Updated: Apr 12, 2020
A stand-up is a super quick daily meeting with your team, where everyone must stand-up. The reason behind the standing up part is to keep the meetings short and sweet. Make them no longer than say 15 minutes, and the team leader should ask a few specific questions.
Here at Appifany, we hold a 10 minute daily stand-up at 10:10AM everyday. It gives the team leader an opportunity to check in with their team quickly and concisely each day. Sometimes you could go days without checking what you're fellow colleagues are up to. But in a startup environment, which is usually pretty tight knit or in the early stages anyway, so it's important to keep everyone on the same page and up to date.
Some businesses prefer to have stand-ups at the very start of the day before the real work starts, but if you're a bit more creative like we are, make it interesting like 10 minutes at 10:10AM.

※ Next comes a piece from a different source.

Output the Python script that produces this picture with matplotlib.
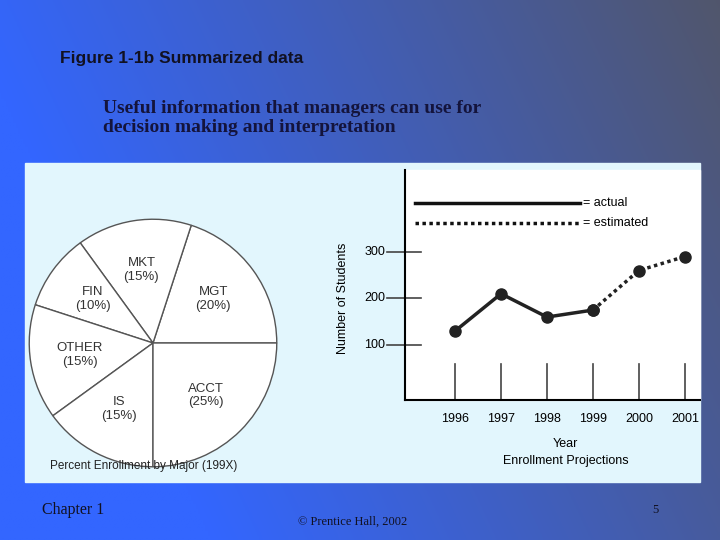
import numpy as np
import matplotlib.pyplot as plt
from matplotlib.patches import Rectangle

majors = ["MGT\n(20%)", "MKT\n(15%)", "FIN\n(10%)", "OTHER\n(15%)", "IS\n(15%)", "ACCT\n(25%)"]
shares = [20, 15, 10, 15, 15, 25]
years = [1996, 1997, 1998, 1999, 2000, 2001]
students = [130, 210, 160, 175, 260, 290]
y_ticks = [100, 200, 300]

fig = plt.figure(figsize=(7.2, 5.4), dpi=100)

# slide background gradient
bg = fig.add_axes([0, 0, 1, 1])
gx, gy = np.meshgrid(np.linspace(0, 1, 300), np.linspace(0, 1, 200))
t = np.clip(0.85 * gx + 0.3 * gy - 0.25, 0, 1)
c0 = np.array([0.2, 0.4, 1.0])
c1 = np.array([0.33, 0.33, 0.36])
img = c0[None, None, :] * (1 - t[..., None]) + c1[None, None, :] * t[..., None]
bg.imshow(img, extent=[0, 1, 0, 1], aspect="auto", origin="lower")
bg.set_xlim(0, 1)
bg.set_ylim(0, 1)
bg.axis("off")

def fx(px):
    return px / 720

def fy(py):
    return 1 - py / 540

bg.add_patch(Rectangle((fx(25), fy(482)), fx(675), 319 / 540, color="#e2f6fd"))
bg.add_patch(Rectangle((fx(405), fy(400)), fx(295), 230 / 540, color="white"))

fig.text(fx(60), fy(58), "Figure 1-1b Summarized data", fontsize=12.5, va="center",
         family="Liberation Sans", weight="bold", color="#111122")
fig.text(fx(103), fy(118), "Useful information that managers can use for\ndecision making and interpretation",
         fontsize=14, va="center", family="Liberation Serif", weight="bold", color="#14143c", linespacing=1.2)
fig.text(fx(42), fy(510), "Chapter 1", fontsize=11.5, va="center", family="Liberation Serif", color="#111122")
fig.text(fx(298), fy(522), "© Prentice Hall, 2002", fontsize=9, va="center", family="Liberation Serif", color="#111122")
fig.text(fx(652), fy(510), "5", fontsize=9, va="center", family="Liberation Serif", color="#111122")

# pie chart
pax = fig.add_axes([fx(28), fy(468), fx(250), 250 / 540])
pax.pie(shares, labels=majors, startangle=0, counterclock=True,
        colors=["white"] * 6, labeldistance=0.6,
        wedgeprops=dict(edgecolor="#555555", linewidth=1),
        textprops=dict(fontsize=9.5, ha="center", va="center", color="#333333", family="Liberation Sans"))
pax.set_xlim(-1.01, 1.01)
pax.set_ylim(-1.01, 1.01)
pax.set_aspect("equal")
fig.text(fx(50), fy(466), "Percent Enrollment by Major (199X)", fontsize=8.5, va="center",
         family="Liberation Sans", color="#222222")

# line chart
ax = fig.add_axes([fx(405), fy(400), fx(295), 230 / 540])
ax.set_xlim(1994.91, 2001.33)
ax.set_ylim(-18.3, 476)
ax.patch.set_alpha(0)
ax.plot(years[:4], students[:4], color="#222222", lw=2.5, marker="o", ms=8)
ax.plot(years[3:], students[3:], color="#222222", lw=2.5, ls=(0, (1, 1)), marker="o", ms=8)
for s in ["top", "right"]:
    ax.spines[s].set_visible(False)
ax.spines["left"].set_linewidth(1.5)
ax.spines["bottom"].set_linewidth(1.5)
ax.set_xticks([])
ax.set_yticks([])
for v in y_ticks:
    ax.plot([1994.52, 1995.25], [v, v], color="#444444", lw=1.2, clip_on=False)
    ax.text(1994.48, v, str(v), ha="right", va="center", fontsize=9, family="Liberation Sans", clip_on=False)
for yr in years:
    ax.plot([yr, yr], [60, -18.3], color="#444444", lw=1.2, clip_on=False)
    ax.text(yr, -60, str(yr), ha="center", va="center", fontsize=9, family="Liberation Sans", clip_on=False)
ax.text(1998.4, -112, "Year", ha="center", va="center", fontsize=9, family="Liberation Sans", clip_on=False)
ax.text(1998.4, -150, "Enrollment Projections", ha="center", va="center", fontsize=9,
        family="Liberation Sans", clip_on=False)
ax.text(1993.57, 200, "Number of Students", rotation=90, ha="center", va="center", fontsize=9,
        family="Liberation Sans", clip_on=False)
ax.plot([1995.13, 1998.72], [405, 405], color="#111111", lw=2.5)
ax.plot([1995.13, 1998.72], [362, 362], color="#111111", lw=2.5, ls=(0, (1, 1)))
ax.text(1998.78, 405, "= actual", va="center", fontsize=9, family="Liberation Sans")
ax.text(1998.78, 362, "= estimated", va="center", fontsize=9, family="Liberation Sans")

fig.savefig("out.png", dpi=100)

The team leader asks each of the team members three questions:
What did you accomplish yesterday? We use this question to keep everyone accountable to tasks they commit to. If you say your going to do something today and you haven’t by tomorrow you broke your promise.
What’s on for today? We use this question to make sure everyone in the team is aligned with what others are doing. Do we have clashed meetings or is someone taking half a day off? Get each team member to grab out their phones and literally read out what meetings are booked in their calendar. If the answer is “not much”, then try and balance workloads in the team.
Are there any impediments? We use this to let team members flag any issues they’re having and what’s holding them back, then we all try and help remove these impediments.
This is the format for standups in a nutshell, but there’s a few things you should keep in mind when you’re running the standup.
Keep everyone honest.
If someone mentioned achieving something yesterday, but say they need to achieve it today ask why that’s the case.
Keep responses short and enforce this rule with the team.
Think about response as status updates; they should be in line with “I’m doing X, Y and Z for A client” not “I’m doing X,Y and Z for A client because X reason”.
Capture comments and impediments when they are raised, but don’t discuss them.
The standup is not the time for discussion. Try saying “I’ve noted that and we will chat about that after the standup”. Or "After this, let's schedule a time today to sit down and discuss that further."